Doctors told Milli Smith on her twelfth week of pregnancy that one of the babies had anencephaly. According to the Genetic Home Reference, the condition means that the baby is missing her skull bones, cerebrum and cerebellum. These parts of the brain are crucial to coordination, thinking, emotion, hearing and vision.
Milli Smith was advised the baby will not survive a day outside of the womb. But because the other baby was still fighting to live, she and her partner, Lewis Cann, proceeded with the pregnancy. While it was tough knowing that she is carrying the babies to full term when one of them was dying, Milli Smith did her best to enjoy the unusual pregnancy.
She went into early labor at 30 weeks and relished her short moments with baby Skye before she died. But as the mom was watching over Callie at the NICU, someone made an innocent comment that she's lucky not to be having twins. Still grieving, Milli Smith didn't have the energy to correct the person. But that experience made her come up with the purple butterfly stickers.
At NICU hospitals, purple butterfly stickers are placed in baby carriages to indicate that the newborn was part of a set. It signifies the loss of an infant in a twin birth or multiple birth, per Scary Mommy.

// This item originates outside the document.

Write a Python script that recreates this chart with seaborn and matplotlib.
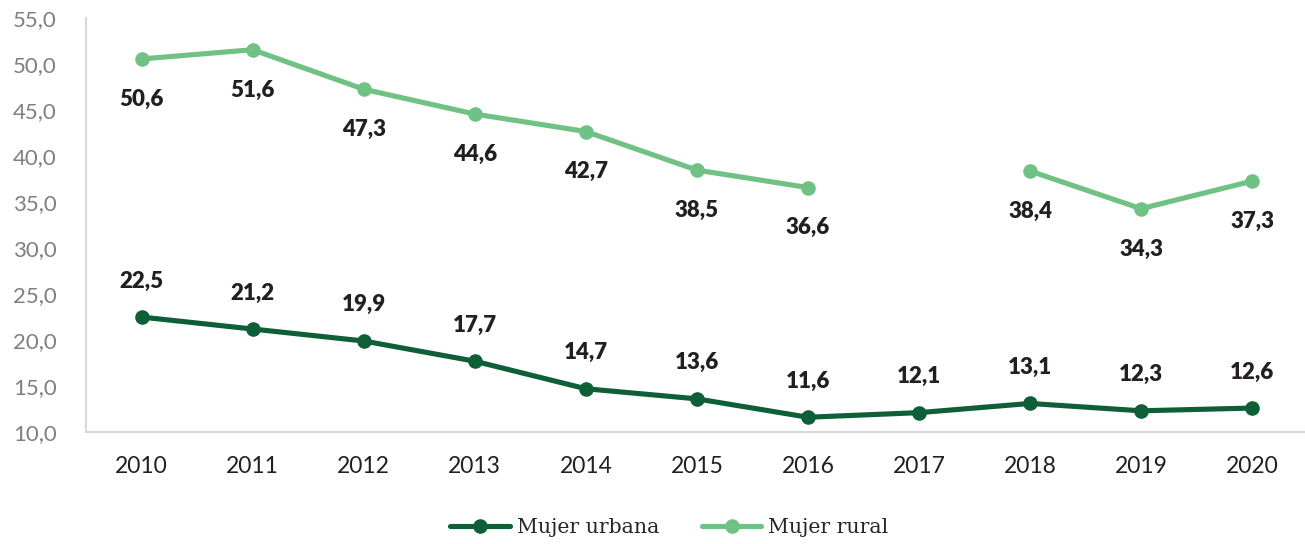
import matplotlib
matplotlib.use('Agg')
import matplotlib.pyplot as plt
from matplotlib.lines import Line2D
import numpy as np
import pandas as pd
import seaborn as sns

years = [2010, 2011, 2012, 2013, 2014, 2015, 2016, 2017, 2018, 2019, 2020]
urbana = [22.5, 21.2, 19.9, 17.7, 14.7, 13.6, 11.6, 12.1, 13.1, 12.3, 12.6]
rural = [50.6, 51.6, 47.3, 44.6, 42.7, 38.5, 36.6, np.nan, 38.4, 34.3, 37.3]

c_urb = '#0e5e37'
c_rur = '#70c184'

def fmt(v):
    return f'{v:.1f}'.replace('.', ',')

# long-form table; a gap in the data starts a new segment
rows = []
for name, vals in [('Mujer urbana', urbana), ('Mujer rural', rural)]:
    seg = 0
    for y, v in zip(years, vals):
        if np.isnan(v):
            seg += 1
            continue
        rows.append({'year': y, 'value': v, 'serie': name, 'seg': seg})
df = pd.DataFrame(rows)

sns.set_style('white')
plt.rcParams['font.family'] = ['Lato', 'DejaVu Sans']

fig = plt.figure(figsize=(13.05, 5.44), dpi=100)
ax = fig.add_axes([0.066, 0.206, 0.936, 0.76])

sns.lineplot(data=df, x='year', y='value', hue='serie', units='seg', estimator=None,
             palette={'Mujer urbana': c_urb, 'Mujer rural': c_rur},
             marker='o', markersize=10.5, markeredgewidth=0, linewidth=3.7,
             legend=False, ax=ax)

for y, v in zip(years, urbana):
    ax.annotate(fmt(v), (y, v), xytext=(0, 26), textcoords='offset points',
                ha='center', va='center', fontsize=16, fontweight='heavy', color='#231f20')
for y, v in zip(years, rural):
    if np.isnan(v):
        continue
    ax.annotate(fmt(v), (y, v), xytext=(0, -29), textcoords='offset points',
                ha='center', va='center', fontsize=16, fontweight='heavy', color='#231f20')

ax.set_xlim(2009.5, 2020.5)
ax.set_ylim(10, 55)
ax.set_yticks(np.arange(10, 56, 5))
ax.set_yticklabels([fmt(t) for t in np.arange(10, 56, 5)])
ax.set_xticks(years)
ax.set_xticklabels([str(y) for y in years])
ax.set_xlabel('')
ax.set_ylabel('')
ax.tick_params(axis='y', labelsize=16, colors='#7f7f7f', length=0, pad=21)
ax.tick_params(axis='x', labelsize=16.5, labelcolor='#231f20', length=0, pad=17)

for s in ['top', 'right']:
    ax.spines[s].set_visible(False)
for s in ['left', 'bottom']:
    ax.spines[s].set_color('#d9d9d9')
    ax.spines[s].set_linewidth(1.5)

handles = [Line2D([], [], color=c_urb, lw=3.7, marker='o', markersize=10.5, markeredgewidth=0),
           Line2D([], [], color=c_rur, lw=3.7, marker='o', markersize=10.5, markeredgewidth=0)]
fig.legend(handles, ['Mujer urbana', 'Mujer rural'], loc='center', bbox_to_anchor=(0.513, 0.03),
           ncol=2, frameon=False, prop={'family': 'DejaVu Serif', 'size': 14.7},
           handlelength=2.9, columnspacing=2.1, handletextpad=0.35)

fig.savefig('out.png', dpi=100)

Milli Smith has also opened a crowdfunding site, Skye's Wish, to support bereaved families who are coping with the loss of a child. Milli was placed in a special delivery room when she gave birth to her twins, as the death was already anticipated. She also had the care and guidance of a bereavement midwife at the hospital who helped her arrange Skye's funeral at such a difficult period.